When Mex died in 1928, the university closed for his funeral. We only mention him here because he's buried somewhere underneath the football stadium.

The Seed Sower    

Standing near the edge of the South Oval on the main campus, the Seed Sower statue is one fo the school's most recognizable symbols. It represents a parable told by the school's first president, David Ross Boyd, about a seed sower planting the seeds of knowledge. 

Per football tradition, when Oklahoma learns its bowl destination, the statue is appropriately adorned.
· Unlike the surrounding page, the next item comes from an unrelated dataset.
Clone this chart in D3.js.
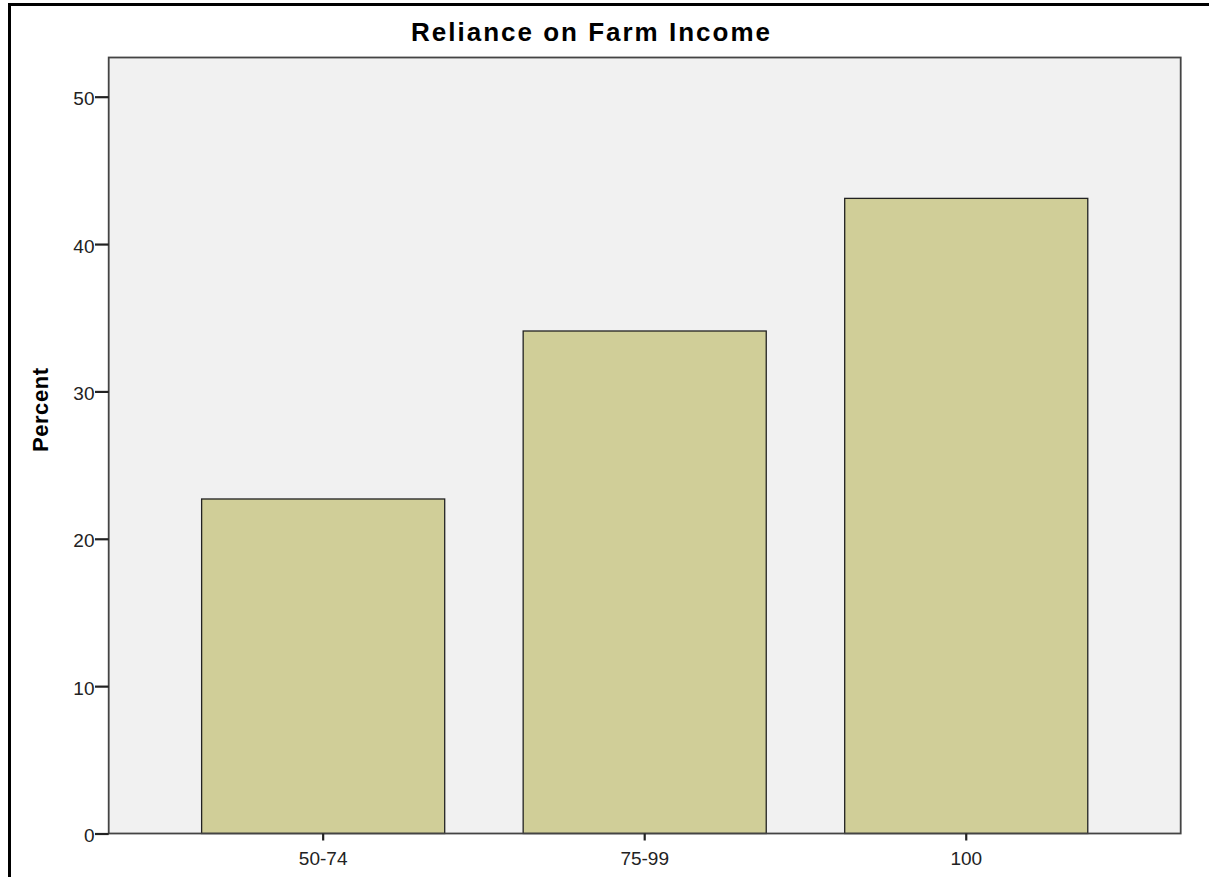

For example, a trip to the Orange Bowl resulted in the statue's sack of seeds being filled with fresh oranges. 

The Stadium

Gaylord Family Oklahoma Memorial Stadium is also known as its original name, Owen Field, or The Palace on the Prairie. Bernie Owen was the team's coach during the initial construction in 1923. 

It was renamed to honor the Oklahoma students who died during World War I, while the Gaylord Family contributed millions to the athletic program and the school.  

From 1970 to 1993, the Sooners played on artificial turf, but switched to grass in 1994. The south end has been enclosed since the 2015-2016 offseason, when the stadium was renovated as part a $160 million project dubbed as phase I of upgrading the facility. Phase II has yet to happen. 

Capacity is now 86,112. 

The Songs 

There are two that the Pride of Oklahoma marching band will regularly play.

The fight song "Boomer Sooner" was borrowed from Yale's "Boola Boola," with some of the lyrics inspired by North Carolina's "I'm a Tar Heel Born."

Boomer Sooner, Boomer Sooner
Boomer Sooner, Boomer Sooner
Boomer Sooner, Boomer Sooner
Boomer Sooner, OK U!

Oklahoma, Oklahoma
Oklahoma, Oklahoma
Oklahoma, Oklahoma
Oklahoma, OK U!

I'm a Sooner born and Sooner bred
and when I die, I'll be Sooner dead
Rah Oklahoma, Rah Oklahoma
Rah Oklahoma, OK U! 

Of course, then there's the chorus to the Rodgers and Hammerstein's musical "Oklahoma!" It became the official state song in 1953. 

Oklahoma, where the wind comes sweepin' down the plain

And the wavin' wheat can sure smell sweet
When the wind comes right behind the rain.

Oklahoma, Ev'ry night my honey lamb and I
Sit alone and talk and watch a hawk
Makin' lazy circles in the sky.

We know we belong to the land
And the land we belong to is grand!
And when we say:
Ee-ee-ow! A-yip-i-o-ee-ay!
We're only sayin',
You're doin' fine, Oklahoma!
Oklahoma, O-K!

This is the second story in a series that will examine the history of the Sooners football program, and what it will bring to the SEC. Parts of this post originated from the book, Huddle Up: Oklahoma Football.

Welcome to the Southeastern Conference, Oklahoma!